Dataset excerpt –

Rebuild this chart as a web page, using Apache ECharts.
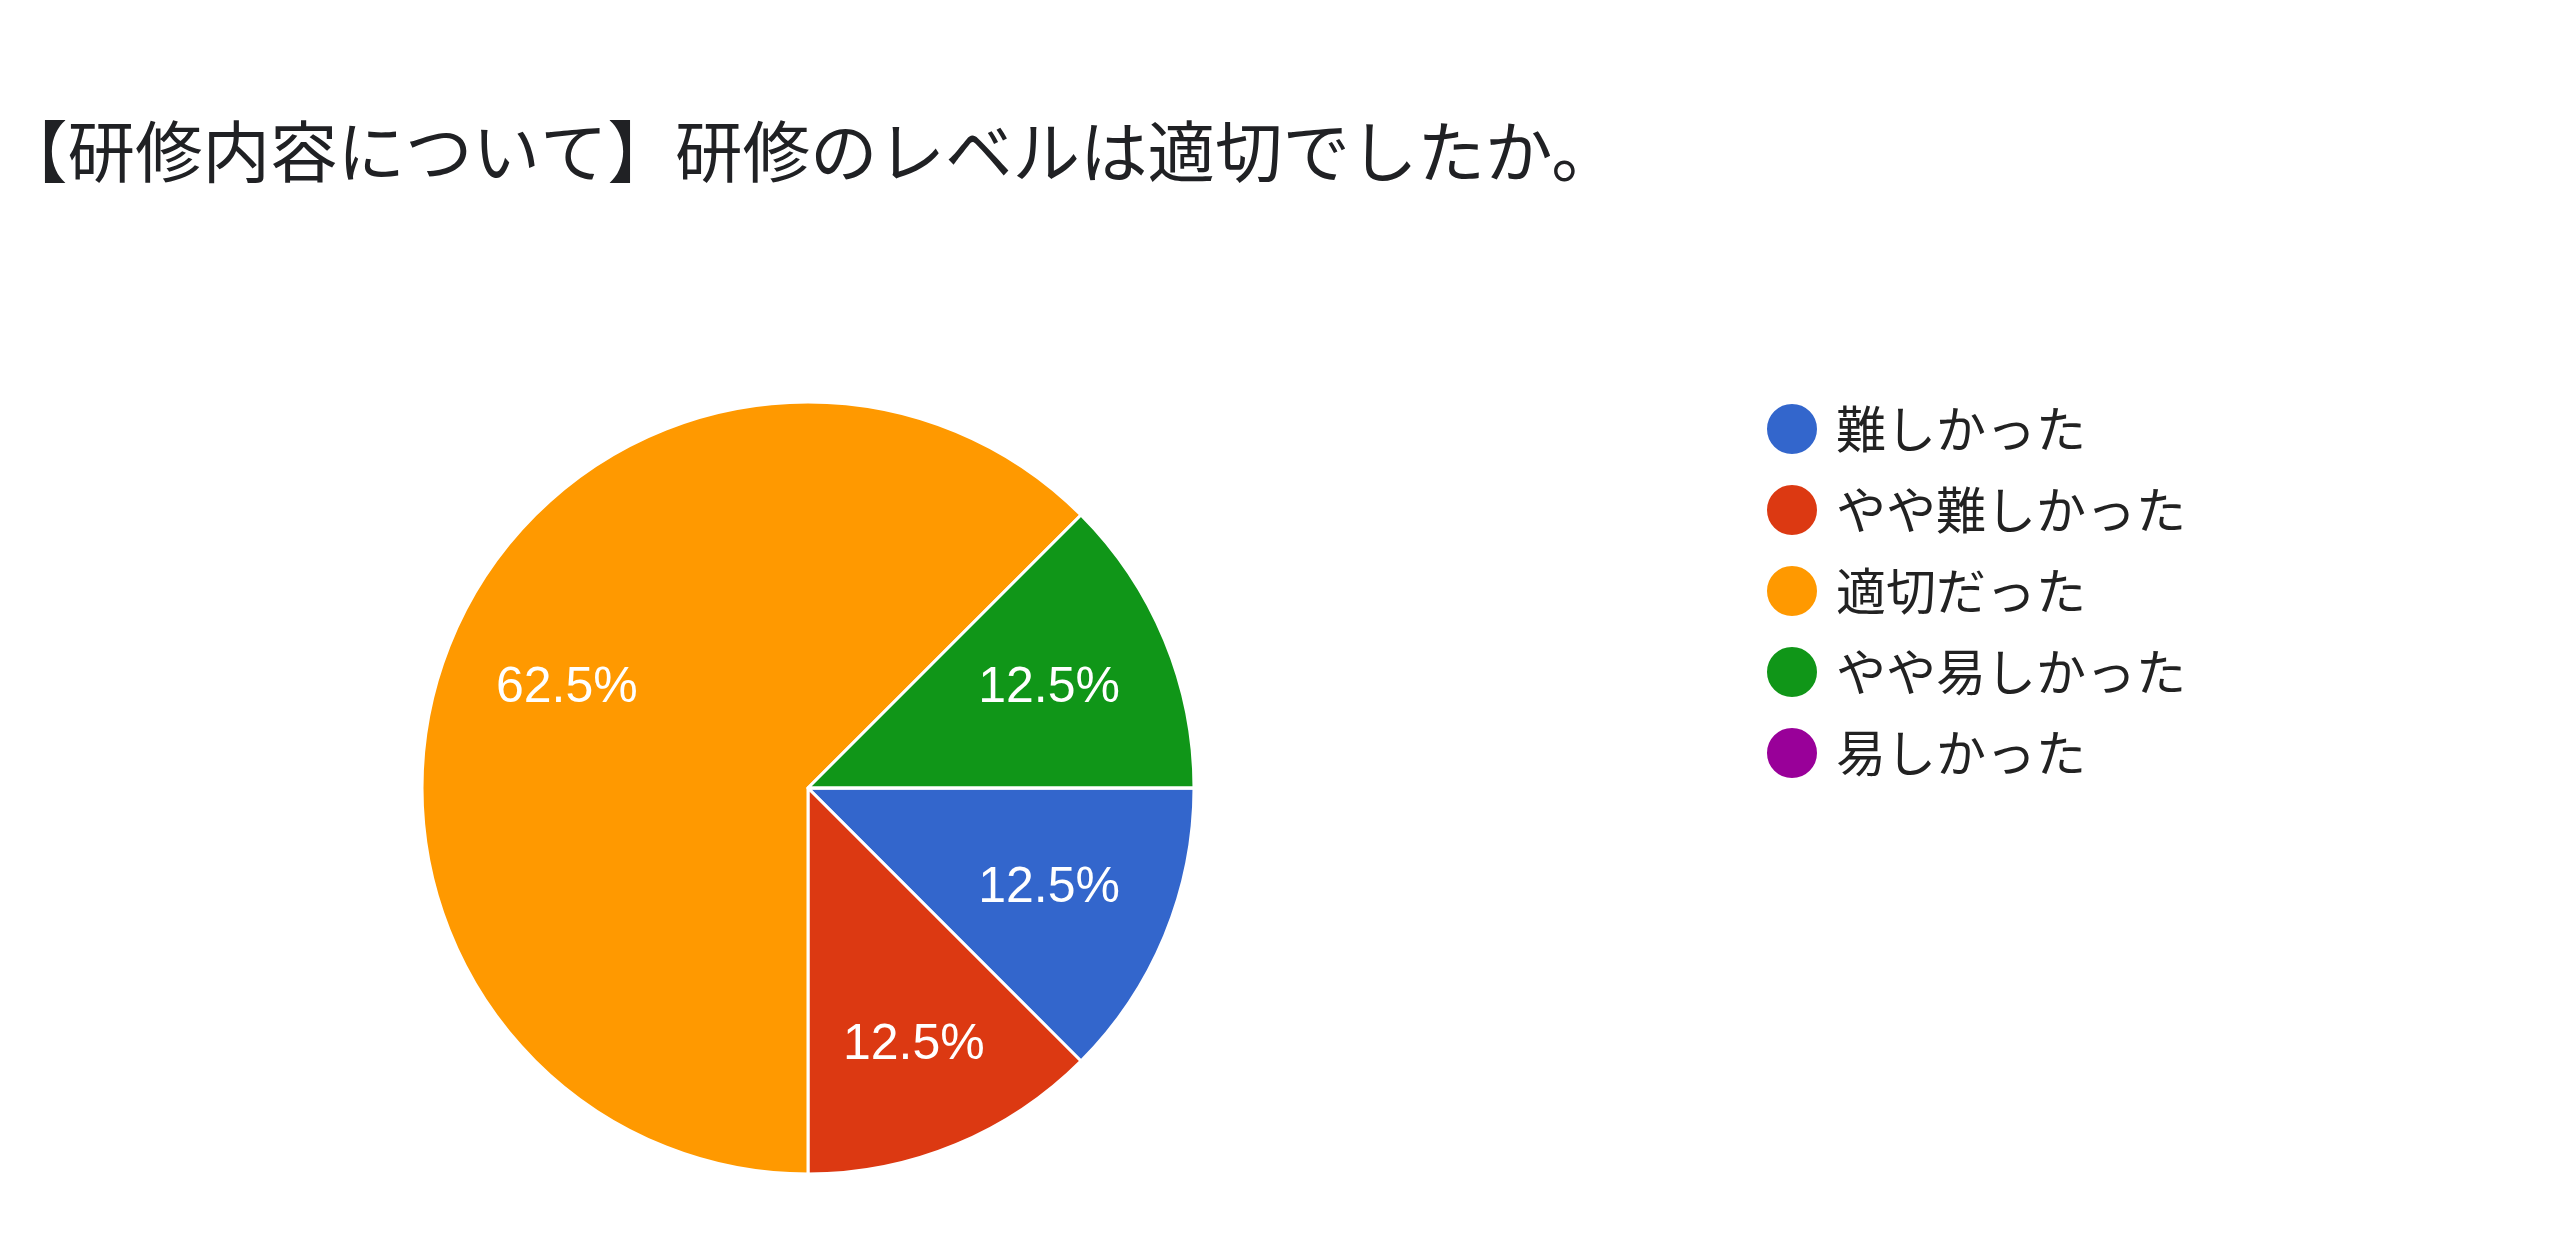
<!DOCTYPE html>
<html lang="ja">
<head>
  <meta charset="UTF-8">
  <title>研修のレベル</title>
  <script src="https://cdn.jsdelivr.net/npm/echarts@6/dist/echarts.min.js"></script>
  <style>
    html, body { margin: 0; padding: 0; background: #fff; }
  </style>
</head>
<body>
  <div id="main" style="width: 2560px;height:1256px;"></div>

  <script type="text/javascript">
    // answers and counts (8 responses)
    let categories = ['難しかった', 'やや難しかった', '適切だった', 'やや易しかった', '易しかった'];
    let counts = [1, 1, 5, 1, 0];
    let colors = ['#3366cc', '#dc3912', '#ff9900', '#109618', '#990099'];

    let total = counts.reduce((a, b) => a + b, 0);
    let pieData = categories.map((name, i) => ({ name: name, value: counts[i] }));

    let myChart = echarts.init(document.getElementById('main'));

    let options = {
      color: colors,
      title: {
        text: '【研修内容について】研修のレベルは適切でしたか。',
        left: 0,
        top: 118,
        padding: 0,
        textStyle: {
          fontFamily: '"Noto Sans CJK JP", sans-serif',
          fontSize: 67.5,
          fontWeight: 'normal',
          color: '#202124'
        }
      },
      legend: {
        orient: 'vertical',
        left: 1760,
        top: 397,
        icon: 'circle',
        itemWidth: 52,
        itemHeight: 52,
        itemGap: 27,
        data: categories,
        textStyle: {
          fontFamily: '"Noto Sans CJK JP", sans-serif',
          fontSize: 50,
          color: '#222222',
          padding: [0, 0, 0, 13]
        }
      },
      series: [
        {
          type: 'pie',
          center: [808, 788],
          radius: [0, 386],
          startAngle: 0,
          clockwise: true,
          silent: true,
          data: pieData,
          itemStyle: { borderColor: '#ffffff', borderWidth: 3 },
          label: { show: false },
          labelLine: { show: false }
        },
        {
          // transparent ring only used to place the percentage labels
          type: 'pie',
          center: [808, 788],
          radius: [130, 386],
          startAngle: 0,
          clockwise: true,
          silent: true,
          legendHoverLink: false,
          data: pieData,
          itemStyle: { color: 'rgba(0,0,0,0)', borderWidth: 0 },
          label: {
            show: true,
            position: 'inside',
            color: '#ffffff',
            fontFamily: '"Liberation Sans", Arial, sans-serif',
            fontSize: 50,
            formatter: (p) => p.value > 0 ? (p.value / total * 100).toFixed(1) + '%' : ''
          },
          // the label of the lower slice sits a little further out
          labelLayout: (p) => p.dataIndex === 1 ? { dx: 6, dy: 16 } : {},
          labelLine: { show: false }
        }
      ]
    };

    myChart.setOption(options);
  </script>
</body>
</html>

What you need to do –
Repeat the listing verbatim. Skip the pictures.

Task answer –
Rebuild this chart as a web page, using Apache ECharts.
<!DOCTYPE html>
<html lang="ja">
<head>
  <meta charset="UTF-8">
  <title>研修のレベル</title>
  <script src="https://cdn.jsdelivr.net/npm/echarts@6/dist/echarts.min.js"></script>
  <style>
    html, body { margin: 0; padding: 0; background: #fff; }
  </style>
</head>
<body>
  <div id="main" style="width: 2560px;height:1256px;"></div>

  <script type="text/javascript">
    // answers and counts (8 responses)
    let categories = ['難しかった', 'やや難しかった', '適切だった', 'やや易しかった', '易しかった'];
    let counts = [1, 1, 5, 1, 0];
    let colors = ['#3366cc', '#dc3912', '#ff9900', '#109618', '#990099'];

    let total = counts.reduce((a, b) => a + b, 0);
    let pieData = categories.map((name, i) => ({ name: name, value: counts[i] }));

    let myChart = echarts.init(document.getElementById('main'));

    let options = {
      color: colors,
      title: {
        text: '【研修内容について】研修のレベルは適切でしたか。',
        left: 0,
        top: 118,
        padding: 0,
        textStyle: {
          fontFamily: '"Noto Sans CJK JP", sans-serif',
          fontSize: 67.5,
          fontWeight: 'normal',
          color: '#202124'
        }
      },
      legend: {
        orient: 'vertical',
        left: 1760,
        top: 397,
        icon: 'circle',
        itemWidth: 52,
        itemHeight: 52,
        itemGap: 27,
        data: categories,
        textStyle: {
          fontFamily: '"Noto Sans CJK JP", sans-serif',
          fontSize: 50,
          color: '#222222',
          padding: [0, 0, 0, 13]
        }
      },
      series: [
        {
          type: 'pie',
          center: [808, 788],
          radius: [0, 386],
          startAngle: 0,
          clockwise: true,
          silent: true,
          data: pieData,
          itemStyle: { borderColor: '#ffffff', borderWidth: 3 },
          label: { show: false },
          labelLine: { show: false }
        },
        {
          // transparent ring only used to place the percentage labels
          type: 'pie',
          center: [808, 788],
          radius: [130, 386],
          startAngle: 0,
          clockwise: true,
          silent: true,
          legendHoverLink: false,
          data: pieData,
          itemStyle: { color: 'rgba(0,0,0,0)', borderWidth: 0 },
          label: {
            show: true,
            position: 'inside',
            color: '#ffffff',
            fontFamily: '"Liberation Sans", Arial, sans-serif',
            fontSize: 50,
            formatter: (p) => p.value > 0 ? (p.value / total * 100).toFixed(1) + '%' : ''
          },
          // the label of the lower slice sits a little further out
          labelLayout: (p) => p.dataIndex === 1 ? { dx: 6, dy: 16 } : {},
          labelLine: { show: false }
        }
      ]
    };

    myChart.setOption(options);
  </script>
</body>
</html>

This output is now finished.